Demand Liabilities: The demand liabilities include all those liabilities of a bank which are payable on demand. Such as current deposits, cash certificates and cumulative/recurring deposits, outstanding telegraphic transfers, Demand drafts, margins against the letter of credit/guarantees, credit balance in cash credit account, etc., all are paid on demand.

Time Liabilities: Time liabilities are those liabilities of a bank which are payable otherwise on demand. These include fixed deposits, cash certificates, staff security deposits, time liabilities portion of saving deposits account, margin held against the letter of credit (if not payable on demand), gold deposits, etc.

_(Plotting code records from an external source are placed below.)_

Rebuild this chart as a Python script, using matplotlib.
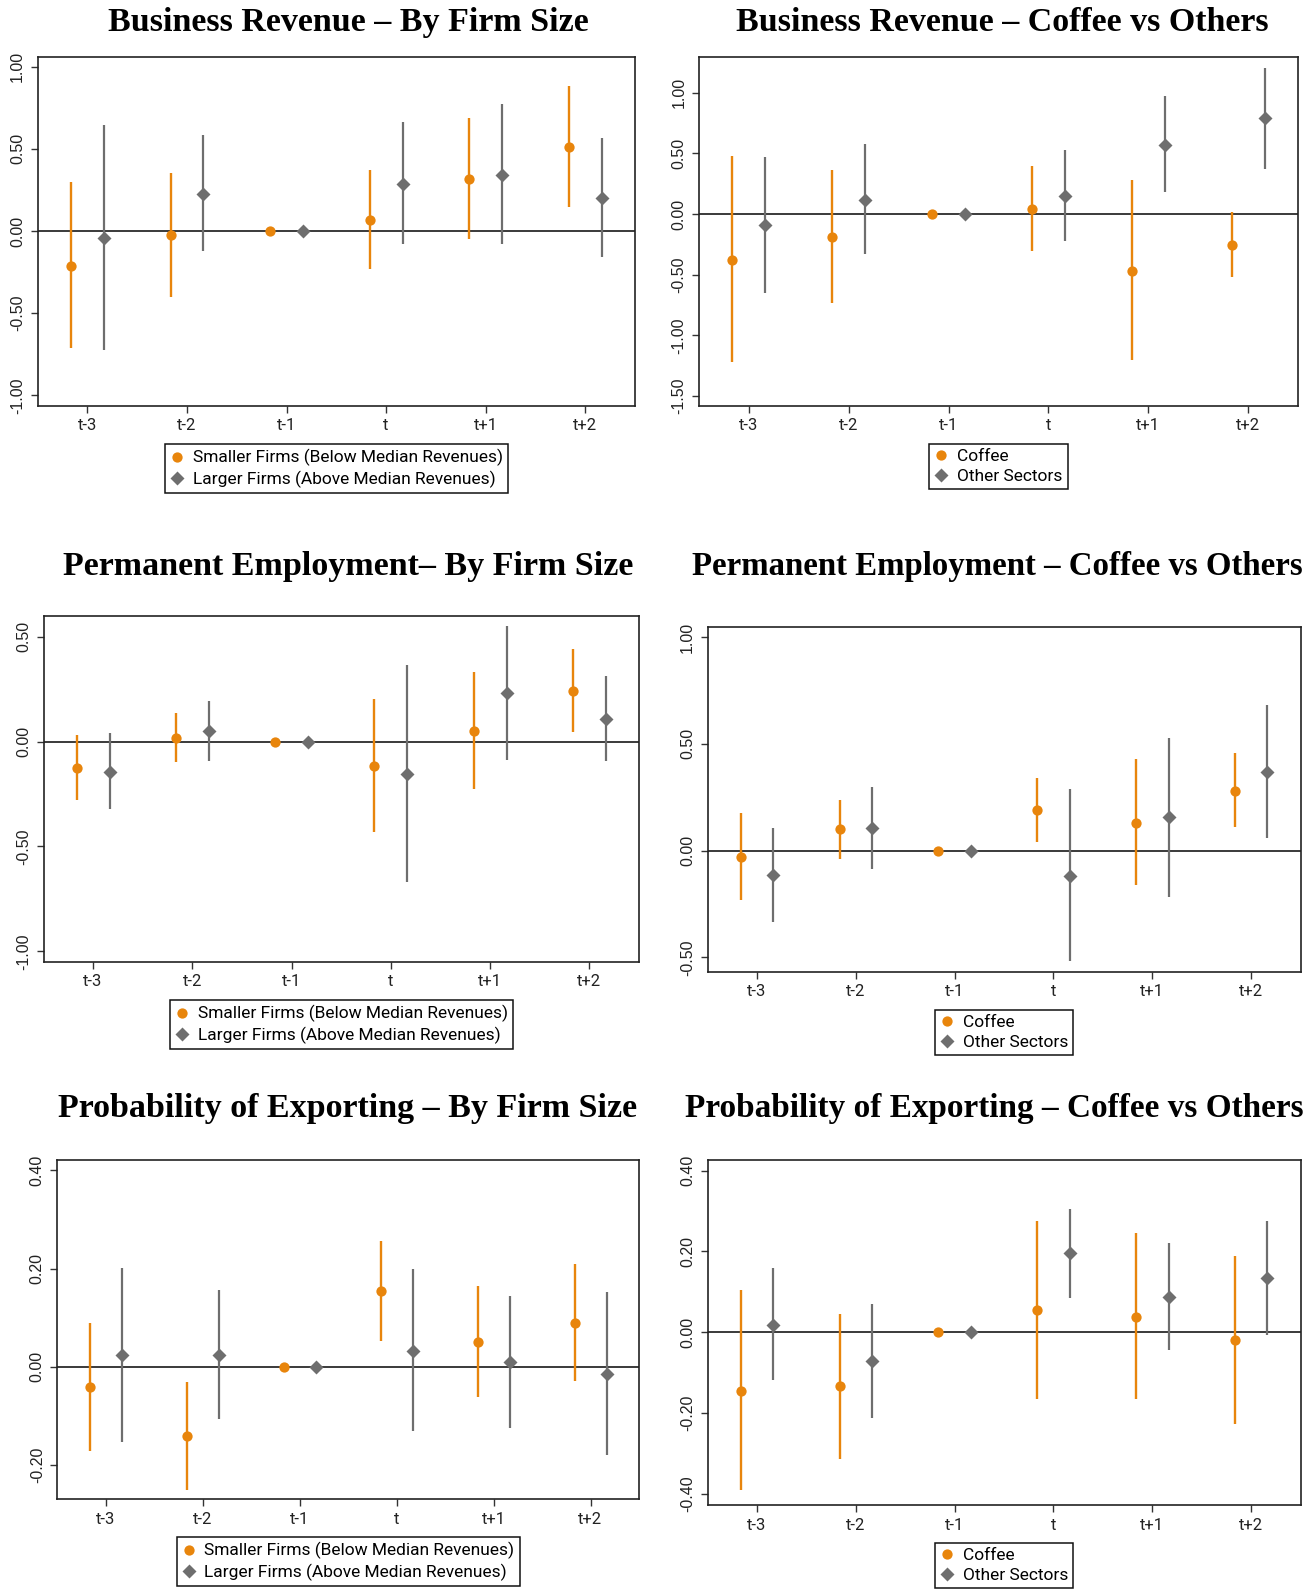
"""Event-study coefficients: revenue, permanent employment and exporting, by firm size and by sector."""

import numpy as np
import matplotlib.pyplot as plt

plt.rcParams["axes.unicode_minus"] = False

periods = ["t-3", "t-2", "t-1", "t", "t+1", "t+2"]
size_labels = ["Smaller Firms (Below Median Revenues)", "Larger Firms (Above Median Revenues)"]
sector_labels = ["Coffee", "Other Sectors"]

# Business revenue, by firm size
rev_small = [-0.211, -0.026, 0.0, 0.065, 0.316, 0.513]
rev_small_lo = [-0.714, -0.400, 0.0, -0.233, -0.047, 0.148]
rev_small_hi = [0.300, 0.351, 0.0, 0.369, 0.686, 0.882]
rev_large = [-0.041, 0.227, 0.0, 0.288, 0.343, 0.201]
rev_large_lo = [-0.724, -0.122, 0.0, -0.081, -0.077, -0.160]
rev_large_hi = [0.645, 0.584, 0.0, 0.661, 0.771, 0.566]

# Business revenue, coffee vs others
rev_coffee = [-0.376, -0.190, 0.0, 0.044, -0.467, -0.258]
rev_coffee_lo = [-1.223, -0.731, 0.0, -0.302, -1.203, -0.522]
rev_coffee_hi = [0.478, 0.360, 0.0, 0.398, 0.280, 0.016]
rev_other = [-0.093, 0.118, 0.0, 0.148, 0.569, 0.788]
rev_other_lo = [-0.648, -0.327, 0.0, -0.220, 0.184, 0.374]
rev_other_hi = [0.470, 0.577, 0.0, 0.525, 0.970, 1.206]

# Permanent employment, by firm size
emp_small = [-0.124, 0.019, 0.0, -0.114, 0.052, 0.242]
emp_small_lo = [-0.277, -0.095, 0.0, -0.429, -0.224, 0.045]
emp_small_hi = [0.032, 0.138, 0.0, 0.204, 0.331, 0.440]
emp_large = [-0.143, 0.049, 0.0, -0.154, 0.231, 0.110]
emp_large_lo = [-0.320, -0.094, 0.0, -0.671, -0.087, -0.094]
emp_large_hi = [0.040, 0.192, 0.0, 0.366, 0.550, 0.313]

# Permanent employment, coffee vs others
emp_coffee = [-0.031, 0.100, 0.0, 0.189, 0.129, 0.281]
emp_coffee_lo = [-0.232, -0.037, 0.0, 0.042, -0.162, 0.112]
emp_coffee_hi = [0.176, 0.239, 0.0, 0.340, 0.427, 0.456]
emp_other = [-0.115, 0.105, 0.0, -0.117, 0.156, 0.368]
emp_other_lo = [-0.332, -0.084, 0.0, -0.518, -0.215, 0.061]
emp_other_hi = [0.106, 0.298, 0.0, 0.289, 0.526, 0.682]

# Probability of exporting, by firm size
exp_small = [-0.041, -0.141, 0.0, 0.154, 0.050, 0.090]
exp_small_lo = [-0.171, -0.250, 0.0, 0.053, -0.062, -0.028]
exp_small_hi = [0.090, -0.031, 0.0, 0.256, 0.164, 0.210]
exp_large = [0.024, 0.024, 0.0, 0.033, 0.010, -0.014]
exp_large_lo = [-0.153, -0.106, 0.0, -0.131, -0.124, -0.180]
exp_large_hi = [0.202, 0.156, 0.0, 0.199, 0.144, 0.153]

# Probability of exporting, coffee vs others
exp_coffee = [-0.145, -0.134, 0.0, 0.054, 0.038, -0.019]
exp_coffee_lo = [-0.391, -0.313, 0.0, -0.166, -0.166, -0.226]
exp_coffee_hi = [0.105, 0.045, 0.0, 0.276, 0.245, 0.189]
exp_other = [0.019, -0.072, 0.0, 0.195, 0.088, 0.134]
exp_other_lo = [-0.119, -0.211, 0.0, 0.086, -0.043, -0.006]
exp_other_hi = [0.159, 0.071, 0.0, 0.305, 0.222, 0.276]

W, H = 1304, 1592
ORANGE = "#e8850c"
GREY = "#6e6e6e"
ytick_font = ["Liberation Sans Narrow", "Liberation Sans"]

fig = plt.figure(figsize=(W / 100, H / 100), dpi=100)
renderer = fig.canvas.get_renderer()


def panel(box, title, title_xy, title_ha, a, b, labels, yticks, ylim):
    l, t, r, btm = box
    ax = fig.add_axes([l / W, 1 - btm / H, (r - l) / W, (btm - t) / H])
    x = np.arange(1, len(periods) + 1)
    off = 0.165
    ax.axhline(0, color="#2b2b2b", lw=1.3, zorder=1)
    ax.vlines(x - off, a[1], a[2], color=ORANGE, lw=1.7, zorder=2)
    ax.vlines(x + off, b[1], b[2], color=GREY, lw=1.6, zorder=2)
    ax.plot(x - off, a[0], "o", color=ORANGE, ms=7.4, mec="none", label=labels[0], zorder=3)
    ax.plot(x + off, b[0], "D", color=GREY, ms=7.2, mec="none", label=labels[1], zorder=3)

    ax.set_xlim(0.5, 6.5)
    ax.set_ylim(*ylim)
    ax.set_xticks(x)
    ax.set_xticklabels(periods, family="Roboto", fontsize=12)
    ax.set_yticks(yticks)
    ax.set_yticklabels(["%.2f" % v for v in yticks], rotation=90, va="center",
                       family=ytick_font, fontsize=11.5)
    ax.tick_params(length=5, width=1, color="#333333", labelcolor="#222222")
    ax.tick_params(axis="y", pad=4)
    ax.tick_params(axis="x", pad=4)
    for s in ax.spines.values():
        s.set_linewidth(1.2)
        s.set_color("#222222")

    gap = 38 / (btm - t)
    leg = ax.legend(loc="upper center", bbox_to_anchor=(0.5, -gap), ncol=1,
                    frameon=True, fancybox=False, framealpha=1, edgecolor="#111111",
                    borderpad=0.3, labelspacing=0.25, handlelength=0.8,
                    handletextpad=0.5, borderaxespad=0,
                    prop={"family": "Roboto", "size": 12.5})
    leg.get_frame().set_linewidth(1.1)

    txt = fig.text(title_xy[0] / W, 1 - title_xy[1] / H, title, ha=title_ha, va="baseline",
                   family="Liberation Serif", weight="bold", fontsize=24.5)
    # shrink a title that would run past the right edge of the figure
    ext = txt.get_window_extent(renderer)
    if ext.x1 > W - 3:
        txt.set_fontsize(24.5 * (W - 3 - ext.x0) / ext.width)
    return ax


panel((37.6, 57.3, 635, 406), "Business Revenue \u2013 By Firm Size", (348, 30.7), "center",
      (rev_small, rev_small_lo, rev_small_hi), (rev_large, rev_large_lo, rev_large_hi),
      size_labels, [-1.0, -0.5, 0.0, 0.5, 1.0], (-1.065, 1.057))

panel((699, 57.3, 1298, 406), "Business Revenue \u2013 Coffee vs Others", (1002, 30.7), "center",
      (rev_coffee, rev_coffee_lo, rev_coffee_hi), (rev_other, rev_other_lo, rev_other_hi),
      sector_labels, [-1.5, -1.0, -0.5, 0.0, 0.5, 1.0], (-1.582, 1.291))

panel((43.5, 616, 639, 962), "Permanent Employment\u2013 By Firm Size", (348, 575), "center",
      (emp_small, emp_small_lo, emp_small_hi), (emp_large, emp_large_lo, emp_large_hi),
      size_labels, [-1.0, -0.5, 0.0, 0.5], (-1.051, 0.599))

panel((707.6, 627, 1300.5, 972), "Permanent Employment \u2013 Coffee vs Others", (691.7, 575), "left",
      (emp_coffee, emp_coffee_lo, emp_coffee_hi), (emp_other, emp_other_lo, emp_other_hi),
      sector_labels, [-0.5, 0.0, 0.5, 1.0], (-0.568, 1.047))

panel((57.3, 1160, 639, 1499), "Probability of Exporting \u2013 By Firm Size", (348, 1117), "center",
      (exp_small, exp_small_lo, exp_small_hi), (exp_large, exp_large_lo, exp_large_hi),
      size_labels, [-0.2, 0.0, 0.2, 0.4], (-0.269, 0.421))

panel((707.6, 1160, 1300.5, 1505), "Probability of Exporting \u2013 Coffee vs Others", (684.6, 1117), "left",
      (exp_coffee, exp_coffee_lo, exp_coffee_hi), (exp_other, exp_other_lo, exp_other_hi),
      sector_labels, [-0.4, -0.2, 0.0, 0.2, 0.4], (-0.427, 0.426))

fig.savefig("out.png", dpi=100, facecolor="white")
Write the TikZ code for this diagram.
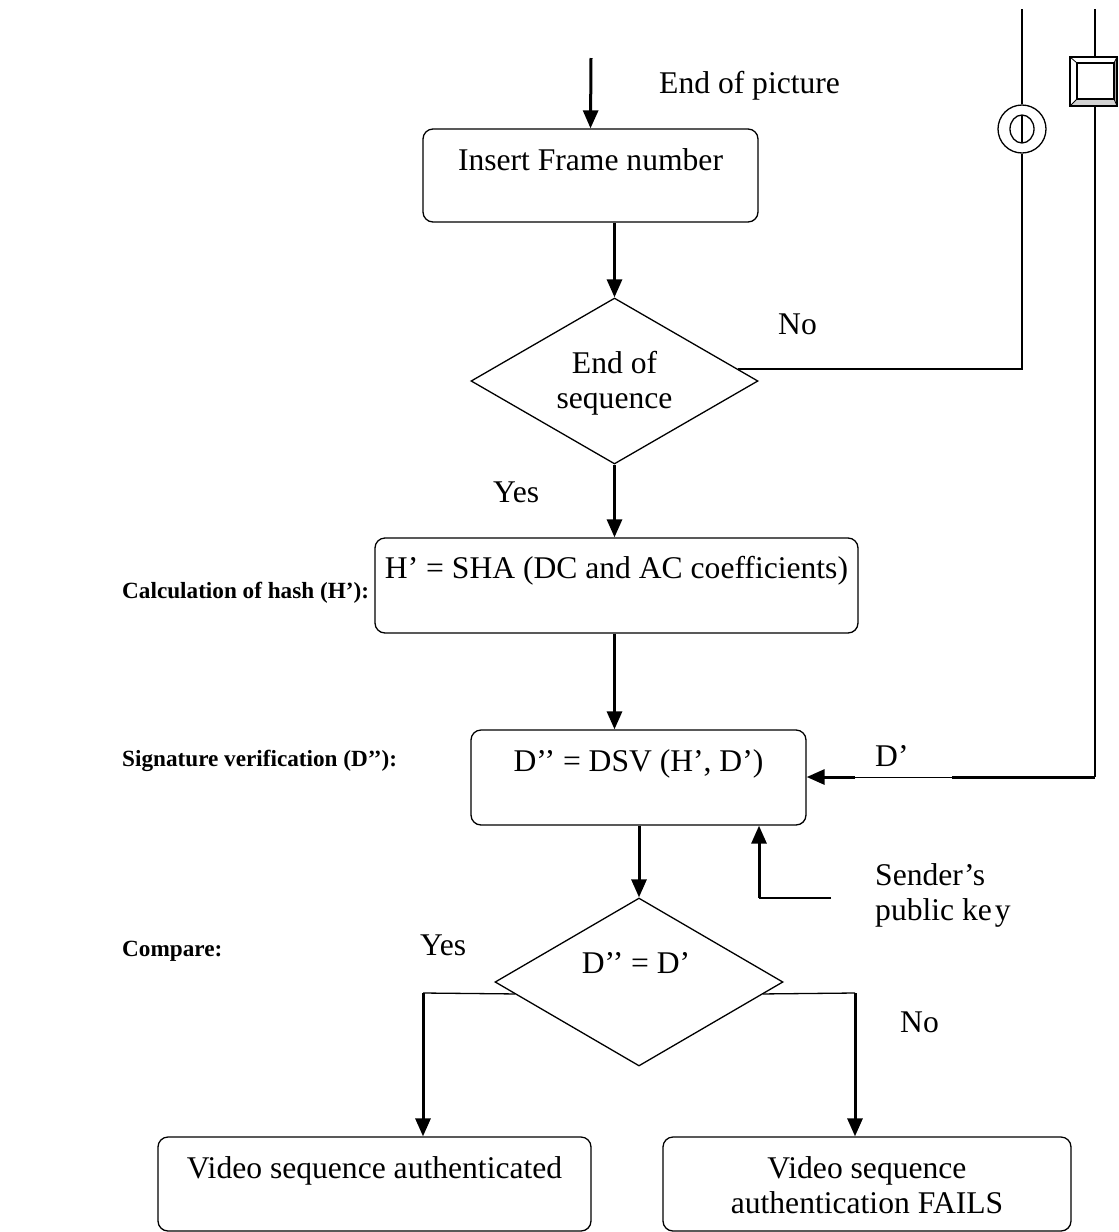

Other Demand and Time Liabilities: These include all those miscellaneous liabilities which are not covered in above two types of liabilities. Such as interest accrued on deposits, unpaid dividend, suspense account balances showing the amount due to other banks or public, participation certificates issued to other banks, cash collaterals, etc.

ANBC

• Adjusted Net Bank Credit (ANBC), include total credit disbursed by bank together with other investments made by it which are not its obligation. The investments which are made under no obligation include bill discounted, bill or bond purchased etc. 
• Banks also purchase government securities under their obligations to maintain Statutory Liquidity Ratio (SLR). This SLR factor is not included in ANBC. In other words and to make it simple, we can say ANBC means loans & advances given by the Bank + investment.
• Definition of ANBC is: It is the net bank credit plus investments made by banks in non-SLR bonds held in the held-to-maturity category.